Google wins latest round against Oracle in Java case – but questions and clouds remain

Yesterday we saw the latest decision in the long-running legal spectacle of Oracle suing Google for allegedly infringing Oracle’s Java API.

Google defeats Oracle in Java code copyright case

I am not a lawyer, nor do I claim any depth of legal expertise.  And as engineers, its easy to dismiss these events as one tech giant looking to squeeze some money from another tech giant using their lawyers instead of their products.

But as engineers, these courtroom events should directly concern us.

The lawsuit is complex and has seen many developments over its five and a half years of litigation.  The Electronic Frontier Foundation has collected all the public documents related to the case in a relatively easy-to-follow format:

Oracle vs Google – a timeline

But from what I can ascertain, at issue is Oracle’s claim that Google infringed their intellectual property by adding APIs to Android that shared the same structure and purpose as APIs in Java, allowing code that would normally call the Java API to use the Android API instead to achieve the same result, thus facilitating portability and more rapid code development.
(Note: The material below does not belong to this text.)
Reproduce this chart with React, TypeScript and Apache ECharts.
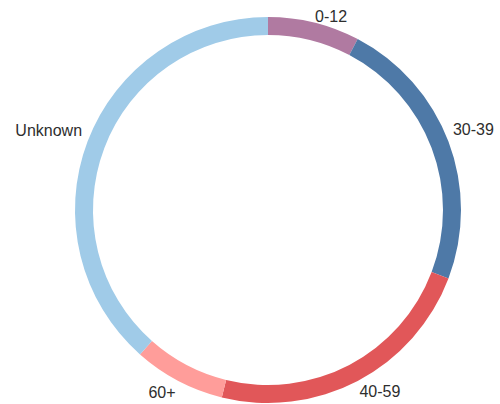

Oracle do not seem to be claiming that Google copied the actual code that implements the API, which I believe most of us would agree would be an infringement of Oracle’s intellectual property.

But by claiming ownership of the API, Oracle appears to be trying to lock competitors out and customers into proprietary models, yet still slapping the “open” moniker on in a cynical move driven by marketing, not technology.

As Andreas Gal, CTO of Mozilla notes:

“Because Oracle has means to control Java beyond source code, OpenJDK is about as open as a prison. You can vote on how high the walls are, and you can even help build the walls, but if you are ever forced to walk into it, Oracle alone will [decide] when and whether you can leave. Oracle owns much of the roadmap of OpenJDK, and via compatibility requirements, trademarks, existing agreements, and API copyright lawsuits (Oracle vs Google) Oracle is pretty much in full control where OpenJDK is headed.”

Andreas’ comments about “Oracle alone will [decide] when and whether you can leave” resonate with me.  As I travel across the United States meeting with Oracle users I hear a common sentiment;

Oracle makes the world’s best RDBMS and world-class Enterprise software, but as a strategic business partner, their aggressive practices with regards to contracts, software licensing and auditing mean that many customers would like to “divorce” them.

Oracle has created an environment where it is not only difficult to move off their infrastructure but has made it prohibitively expensive to even enforce your contractual rights.  In the Mars-v-Oracle case, where Mars sought to enforce their contractual right to not pay for not running Oracle on servers in a VMware environment, Oracle demanded and got 233,089 pages of supporting documentation from Mars.

Mars ultimately appears to have prevailed in the case, but most CTOs I talk with are too busy trying to run their business to spend months or years in litigation with an army of lawyers from one of their strategic business “partners”.

As an investor I can understand Oracle’s predicament.  Although the company has reported robust growth in their cloud business over the past few quarters, on-premise software license revenue still accounts for 70% of the company’s revenue, cloud sales accounting for just 6% according to their latest quarterly results.

And it would seem that those software license revenues may contribute disproportionately to Oracle’s profits, as ComputerWorld reports that despite Oracle’s double-digit cloud growth, Oracle profits are down 24%

As CFO Safra Katz struggles with competitive head winds, squeezing more license dollars from captive customers is an obvious way of appeasing restless investors, but in my view it is a short term fix to a more serious long term problem.

I’d like to think of myself as a realist with occasional vacations to the land of cynics.  I am certainly tired of reading the endless obituaries of platform 2, often from writers whose sum total of hands-on IT is connecting their Macbook Pro in the free wifi in the local Starbucks.  But the winds of change are blowing, and the days of double digit growth in Platform 2 are over.

Today, if you want to be in a high-growth sector of IT, your choices are niche, or Platform 3.  Relational databases are not going away any time soon, and until the Platform 3 crowd understands that eventual consistency isn’t good enough for many applications they won’t be going away at all.

Nonetheless Mobile, Bigdata and Cloud are the growth trends of the future, and the decisions we make today with respect to embracing these technologies will have profound impact on the success of our respective organizations and our own careers going forward.

With that in mind, should we partner with organizations and people who embrace the concepts of customer choice and workload mobility, or a company who talks the talk of Cloud, yet still cripples workload mobility with a licensing model that is fundamentally incompatible to the way most customers and clouds work, take an overtly combative stance to customers who want to consume their products, and appears to believe it can use its extensive legal resources to claim ownership beyond that which intellectual property laws were created to protect.

CNet reports that Oracle plans to appeal the latest decision.  I will watch this ongoing legal and technology drama with interest.  You should too.